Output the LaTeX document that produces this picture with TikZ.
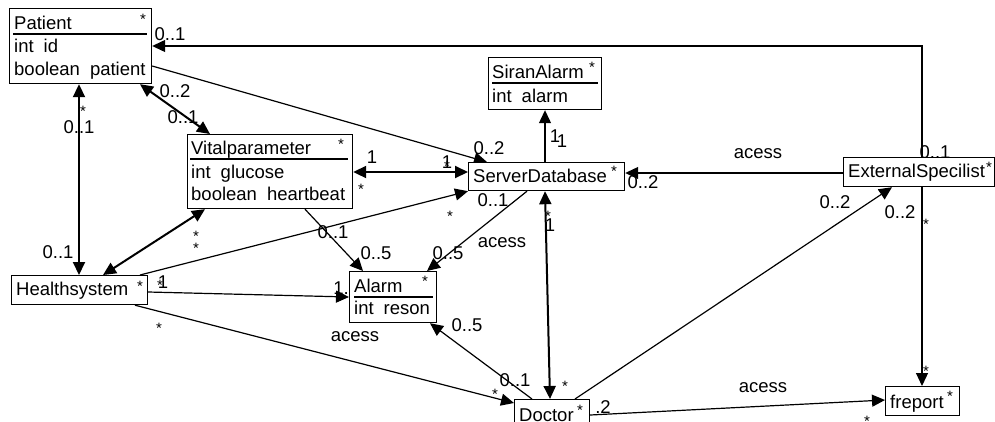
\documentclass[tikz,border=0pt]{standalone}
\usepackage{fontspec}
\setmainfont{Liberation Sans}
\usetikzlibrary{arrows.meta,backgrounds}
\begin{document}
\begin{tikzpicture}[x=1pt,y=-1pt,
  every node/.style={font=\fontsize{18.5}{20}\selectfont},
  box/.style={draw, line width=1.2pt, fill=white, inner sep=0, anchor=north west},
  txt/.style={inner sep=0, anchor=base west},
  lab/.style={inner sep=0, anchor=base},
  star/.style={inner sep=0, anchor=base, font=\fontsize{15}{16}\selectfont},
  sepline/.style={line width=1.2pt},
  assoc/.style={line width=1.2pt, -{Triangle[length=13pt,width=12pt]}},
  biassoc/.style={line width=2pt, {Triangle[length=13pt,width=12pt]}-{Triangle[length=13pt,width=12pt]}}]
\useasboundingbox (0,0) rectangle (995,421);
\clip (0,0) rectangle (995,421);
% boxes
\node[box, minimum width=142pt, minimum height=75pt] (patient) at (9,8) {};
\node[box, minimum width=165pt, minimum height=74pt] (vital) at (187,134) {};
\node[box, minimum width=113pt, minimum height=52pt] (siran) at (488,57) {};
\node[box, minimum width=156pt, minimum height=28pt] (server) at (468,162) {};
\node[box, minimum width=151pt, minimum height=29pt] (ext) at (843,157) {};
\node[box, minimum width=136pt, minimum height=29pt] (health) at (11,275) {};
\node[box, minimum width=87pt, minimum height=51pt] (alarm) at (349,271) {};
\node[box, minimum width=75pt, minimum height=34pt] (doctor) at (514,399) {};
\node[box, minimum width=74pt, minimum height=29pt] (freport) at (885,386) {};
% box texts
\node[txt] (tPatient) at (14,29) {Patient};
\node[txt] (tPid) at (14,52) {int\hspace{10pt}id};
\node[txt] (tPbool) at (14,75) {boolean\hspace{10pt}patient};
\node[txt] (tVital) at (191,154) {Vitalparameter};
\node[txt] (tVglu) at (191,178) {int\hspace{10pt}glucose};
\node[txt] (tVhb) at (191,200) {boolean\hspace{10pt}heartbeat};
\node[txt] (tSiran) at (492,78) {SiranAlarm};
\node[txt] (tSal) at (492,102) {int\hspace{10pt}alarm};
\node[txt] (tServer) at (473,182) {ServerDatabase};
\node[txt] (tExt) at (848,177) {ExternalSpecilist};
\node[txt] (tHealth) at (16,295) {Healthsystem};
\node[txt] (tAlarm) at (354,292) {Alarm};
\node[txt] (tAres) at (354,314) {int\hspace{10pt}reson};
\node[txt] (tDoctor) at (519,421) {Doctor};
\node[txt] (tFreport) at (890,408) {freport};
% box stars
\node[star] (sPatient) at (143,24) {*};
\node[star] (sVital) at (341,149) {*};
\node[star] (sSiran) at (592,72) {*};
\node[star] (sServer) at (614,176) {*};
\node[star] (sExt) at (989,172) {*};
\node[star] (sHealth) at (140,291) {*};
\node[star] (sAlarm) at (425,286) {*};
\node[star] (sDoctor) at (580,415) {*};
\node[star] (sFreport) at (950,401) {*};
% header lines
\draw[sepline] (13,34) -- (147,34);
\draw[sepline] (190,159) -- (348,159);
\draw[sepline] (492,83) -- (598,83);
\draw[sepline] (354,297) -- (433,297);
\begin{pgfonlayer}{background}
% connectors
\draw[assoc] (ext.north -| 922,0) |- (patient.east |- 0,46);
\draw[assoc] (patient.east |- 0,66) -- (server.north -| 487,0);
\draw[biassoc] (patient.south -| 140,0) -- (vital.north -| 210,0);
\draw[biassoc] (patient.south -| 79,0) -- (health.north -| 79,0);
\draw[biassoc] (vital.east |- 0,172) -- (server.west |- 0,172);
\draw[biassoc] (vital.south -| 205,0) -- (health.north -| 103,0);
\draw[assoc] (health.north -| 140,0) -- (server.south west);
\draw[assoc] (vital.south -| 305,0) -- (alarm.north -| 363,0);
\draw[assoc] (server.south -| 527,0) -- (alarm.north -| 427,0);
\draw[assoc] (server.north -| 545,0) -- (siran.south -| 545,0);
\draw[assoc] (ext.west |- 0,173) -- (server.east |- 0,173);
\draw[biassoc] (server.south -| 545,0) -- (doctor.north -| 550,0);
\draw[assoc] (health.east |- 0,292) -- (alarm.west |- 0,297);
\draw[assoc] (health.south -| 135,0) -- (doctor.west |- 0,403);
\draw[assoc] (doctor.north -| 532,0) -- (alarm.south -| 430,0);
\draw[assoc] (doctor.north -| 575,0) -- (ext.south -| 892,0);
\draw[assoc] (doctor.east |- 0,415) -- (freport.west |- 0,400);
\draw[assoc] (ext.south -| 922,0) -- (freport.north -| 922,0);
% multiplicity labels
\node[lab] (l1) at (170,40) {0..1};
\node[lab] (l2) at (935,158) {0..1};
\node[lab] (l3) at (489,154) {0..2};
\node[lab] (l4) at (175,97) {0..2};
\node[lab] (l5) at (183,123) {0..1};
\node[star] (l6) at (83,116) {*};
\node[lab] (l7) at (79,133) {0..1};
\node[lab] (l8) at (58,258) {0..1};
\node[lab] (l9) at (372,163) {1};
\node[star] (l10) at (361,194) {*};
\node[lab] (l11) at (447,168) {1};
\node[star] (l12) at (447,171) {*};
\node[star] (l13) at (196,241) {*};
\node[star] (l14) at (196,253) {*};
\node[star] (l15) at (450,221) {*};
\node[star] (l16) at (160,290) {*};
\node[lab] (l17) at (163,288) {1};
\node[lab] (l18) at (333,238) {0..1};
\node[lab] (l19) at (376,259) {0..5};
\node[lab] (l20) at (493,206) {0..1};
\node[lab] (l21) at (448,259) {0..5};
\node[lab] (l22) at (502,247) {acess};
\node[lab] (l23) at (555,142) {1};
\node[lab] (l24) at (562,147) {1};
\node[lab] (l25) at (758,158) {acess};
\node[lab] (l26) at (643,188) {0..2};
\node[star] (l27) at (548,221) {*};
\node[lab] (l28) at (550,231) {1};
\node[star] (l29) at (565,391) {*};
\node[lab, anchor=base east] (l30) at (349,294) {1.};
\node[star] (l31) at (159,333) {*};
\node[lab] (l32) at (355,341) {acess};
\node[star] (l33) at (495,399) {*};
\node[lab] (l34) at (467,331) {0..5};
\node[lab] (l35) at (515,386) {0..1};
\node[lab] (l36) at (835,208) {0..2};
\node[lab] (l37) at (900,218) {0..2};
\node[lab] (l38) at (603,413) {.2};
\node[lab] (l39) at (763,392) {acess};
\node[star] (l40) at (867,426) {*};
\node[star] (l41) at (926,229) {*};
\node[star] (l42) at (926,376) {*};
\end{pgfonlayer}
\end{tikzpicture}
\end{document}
──────────────────────────────
**Your goal**:
Output the data above without changes, apart from leaving out the pictures.

**The solution**:
Output the LaTeX document that produces this picture with TikZ.
\documentclass[tikz,border=0pt]{standalone}
\usepackage{fontspec}
\setmainfont{Liberation Sans}
\usetikzlibrary{arrows.meta,backgrounds}
\begin{document}
\begin{tikzpicture}[x=1pt,y=-1pt,
  every node/.style={font=\fontsize{18.5}{20}\selectfont},
  box/.style={draw, line width=1.2pt, fill=white, inner sep=0, anchor=north west},
  txt/.style={inner sep=0, anchor=base west},
  lab/.style={inner sep=0, anchor=base},
  star/.style={inner sep=0, anchor=base, font=\fontsize{15}{16}\selectfont},
  sepline/.style={line width=1.2pt},
  assoc/.style={line width=1.2pt, -{Triangle[length=13pt,width=12pt]}},
  biassoc/.style={line width=2pt, {Triangle[length=13pt,width=12pt]}-{Triangle[length=13pt,width=12pt]}}]
\useasboundingbox (0,0) rectangle (995,421);
\clip (0,0) rectangle (995,421);
% boxes
\node[box, minimum width=142pt, minimum height=75pt] (patient) at (9,8) {};
\node[box, minimum width=165pt, minimum height=74pt] (vital) at (187,134) {};
\node[box, minimum width=113pt, minimum height=52pt] (siran) at (488,57) {};
\node[box, minimum width=156pt, minimum height=28pt] (server) at (468,162) {};
\node[box, minimum width=151pt, minimum height=29pt] (ext) at (843,157) {};
\node[box, minimum width=136pt, minimum height=29pt] (health) at (11,275) {};
\node[box, minimum width=87pt, minimum height=51pt] (alarm) at (349,271) {};
\node[box, minimum width=75pt, minimum height=34pt] (doctor) at (514,399) {};
\node[box, minimum width=74pt, minimum height=29pt] (freport) at (885,386) {};
% box texts
\node[txt] (tPatient) at (14,29) {Patient};
\node[txt] (tPid) at (14,52) {int\hspace{10pt}id};
\node[txt] (tPbool) at (14,75) {boolean\hspace{10pt}patient};
\node[txt] (tVital) at (191,154) {Vitalparameter};
\node[txt] (tVglu) at (191,178) {int\hspace{10pt}glucose};
\node[txt] (tVhb) at (191,200) {boolean\hspace{10pt}heartbeat};
\node[txt] (tSiran) at (492,78) {SiranAlarm};
\node[txt] (tSal) at (492,102) {int\hspace{10pt}alarm};
\node[txt] (tServer) at (473,182) {ServerDatabase};
\node[txt] (tExt) at (848,177) {ExternalSpecilist};
\node[txt] (tHealth) at (16,295) {Healthsystem};
\node[txt] (tAlarm) at (354,292) {Alarm};
\node[txt] (tAres) at (354,314) {int\hspace{10pt}reson};
\node[txt] (tDoctor) at (519,421) {Doctor};
\node[txt] (tFreport) at (890,408) {freport};
% box stars
\node[star] (sPatient) at (143,24) {*};
\node[star] (sVital) at (341,149) {*};
\node[star] (sSiran) at (592,72) {*};
\node[star] (sServer) at (614,176) {*};
\node[star] (sExt) at (989,172) {*};
\node[star] (sHealth) at (140,291) {*};
\node[star] (sAlarm) at (425,286) {*};
\node[star] (sDoctor) at (580,415) {*};
\node[star] (sFreport) at (950,401) {*};
% header lines
\draw[sepline] (13,34) -- (147,34);
\draw[sepline] (190,159) -- (348,159);
\draw[sepline] (492,83) -- (598,83);
\draw[sepline] (354,297) -- (433,297);
\begin{pgfonlayer}{background}
% connectors
\draw[assoc] (ext.north -| 922,0) |- (patient.east |- 0,46);
\draw[assoc] (patient.east |- 0,66) -- (server.north -| 487,0);
\draw[biassoc] (patient.south -| 140,0) -- (vital.north -| 210,0);
\draw[biassoc] (patient.south -| 79,0) -- (health.north -| 79,0);
\draw[biassoc] (vital.east |- 0,172) -- (server.west |- 0,172);
\draw[biassoc] (vital.south -| 205,0) -- (health.north -| 103,0);
\draw[assoc] (health.north -| 140,0) -- (server.south west);
\draw[assoc] (vital.south -| 305,0) -- (alarm.north -| 363,0);
\draw[assoc] (server.south -| 527,0) -- (alarm.north -| 427,0);
\draw[assoc] (server.north -| 545,0) -- (siran.south -| 545,0);
\draw[assoc] (ext.west |- 0,173) -- (server.east |- 0,173);
\draw[biassoc] (server.south -| 545,0) -- (doctor.north -| 550,0);
\draw[assoc] (health.east |- 0,292) -- (alarm.west |- 0,297);
\draw[assoc] (health.south -| 135,0) -- (doctor.west |- 0,403);
\draw[assoc] (doctor.north -| 532,0) -- (alarm.south -| 430,0);
\draw[assoc] (doctor.north -| 575,0) -- (ext.south -| 892,0);
\draw[assoc] (doctor.east |- 0,415) -- (freport.west |- 0,400);
\draw[assoc] (ext.south -| 922,0) -- (freport.north -| 922,0);
% multiplicity labels
\node[lab] (l1) at (170,40) {0..1};
\node[lab] (l2) at (935,158) {0..1};
\node[lab] (l3) at (489,154) {0..2};
\node[lab] (l4) at (175,97) {0..2};
\node[lab] (l5) at (183,123) {0..1};
\node[star] (l6) at (83,116) {*};
\node[lab] (l7) at (79,133) {0..1};
\node[lab] (l8) at (58,258) {0..1};
\node[lab] (l9) at (372,163) {1};
\node[star] (l10) at (361,194) {*};
\node[lab] (l11) at (447,168) {1};
\node[star] (l12) at (447,171) {*};
\node[star] (l13) at (196,241) {*};
\node[star] (l14) at (196,253) {*};
\node[star] (l15) at (450,221) {*};
\node[star] (l16) at (160,290) {*};
\node[lab] (l17) at (163,288) {1};
\node[lab] (l18) at (333,238) {0..1};
\node[lab] (l19) at (376,259) {0..5};
\node[lab] (l20) at (493,206) {0..1};
\node[lab] (l21) at (448,259) {0..5};
\node[lab] (l22) at (502,247) {acess};
\node[lab] (l23) at (555,142) {1};
\node[lab] (l24) at (562,147) {1};
\node[lab] (l25) at (758,158) {acess};
\node[lab] (l26) at (643,188) {0..2};
\node[star] (l27) at (548,221) {*};
\node[lab] (l28) at (550,231) {1};
\node[star] (l29) at (565,391) {*};
\node[lab, anchor=base east] (l30) at (349,294) {1.};
\node[star] (l31) at (159,333) {*};
\node[lab] (l32) at (355,341) {acess};
\node[star] (l33) at (495,399) {*};
\node[lab] (l34) at (467,331) {0..5};
\node[lab] (l35) at (515,386) {0..1};
\node[lab] (l36) at (835,208) {0..2};
\node[lab] (l37) at (900,218) {0..2};
\node[lab] (l38) at (603,413) {.2};
\node[lab] (l39) at (763,392) {acess};
\node[star] (l40) at (867,426) {*};
\node[star] (l41) at (926,229) {*};
\node[star] (l42) at (926,376) {*};
\end{pgfonlayer}
\end{tikzpicture}
\end{document}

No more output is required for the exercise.